Urge destacar este rasgo cultural ya que es obviamente lo único que no puede ser comprado, pero, como dijimos, sí puede ser empalidecido frente al brillo artificial de los goles de pantalla y su fan fest. Y porque, como también dijimos, es esta cultura a veces tan denigrada la que oficia de última barrera frente a la concreción total del mercado, la colonización completa de ese vínculo al que no le importa dejar todo para volverte a ver. O, mejor dicho, ronda en la sensación de este cambió de época la fatal seguridad de que si ya todo tiene un precio, entonces el día en que los mismos clubes de fútbol sean regenteados como una más de miles de unidades de negocio de un jeque dueño de una pirámide de escorts cascadas de champán, el día en que esta unidad de negocio no sólo tenga que pagar sueldos sino también generar utilidades del 30%, entonces ahí sí, no habrá pertrecho para que el hincha que hemos sido no metamorfoseé full butterfly a la airosa figura que la demanda mande.
Porque, es cierto, la institucionalidad de nuestro fútbol está plagada de actitudes erráticas, pero cabe destacar que buena parte de los corrompidos no manchan la pelota si no es por dinero, por lo que habilitar el acceso de la misma casta plutócrata al completo control del asunto no tendría por qué mejorar las éticas en juego (más bien lo contrario).
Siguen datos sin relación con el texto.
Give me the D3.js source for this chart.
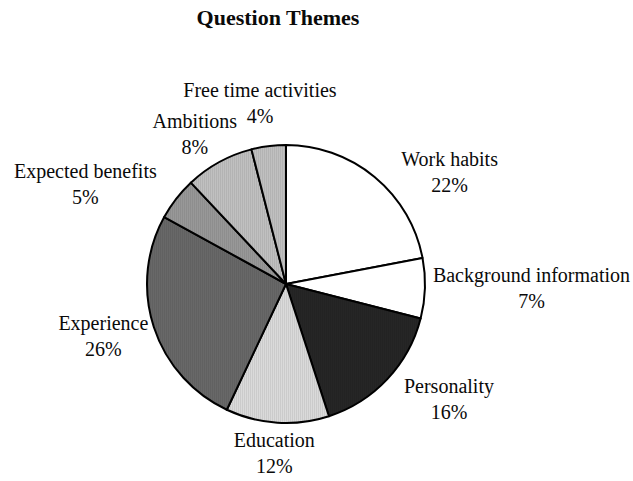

Si hay algo ya descubierto en esta sociedad es que cualquiera, en su pequeña o gran parcela, puede estar sencillamente corrompido.
Lo que aún no se comprueba corrupto es el tipo de vínculo que sostiene al fútbol como atractivo social y como valor de la cultura popular argentina; mismo valor que pasaría apenas a firmar el libro de quejas cuando los antiguos socios se encuentren insatisfechos por el rendimiento de su Abdala Football Club, o cuando quede finalmente erradicada quizás la segunda costumbre democrática más importante del país: votar presidente de un club (sólo alguien que pinte un congreso como nido de ratas se excitaría con la posibilidad de un dueño).
El cambio será paulatino y complejo, como todo proceso cierto, pero no hay que olvidar que este fútbol de vicio exportador y dirigentes volátiles ha sido sin embargo el que también, gracias a su lado bueno, ha ganado y goleado hasta el final, ha congregado a más de cinco millones de personas —todas amistadas en un país roto— en lo que fuera la movilización popular genuina más grande del siglo XXI para recibir a los mismos pibes nacidos del fulbol (movilización a la cual la actual ministra de Seguridad, en su momento oposición, llamó a “festejar trabajando”). Este fútbol ha sido también el que en apenas siete años de diferencia dejó atrás al mejor jugador del siglo XX para que debutase el mejor del siglo XXI, el ídolo que lo recuerda a Diego entre los brillos de gala, el ídolo que a pesar de encandilar a millones no deja que el oro del balón lo encandile a sí mismo, porque aún sabe levantarlo con pies de barro.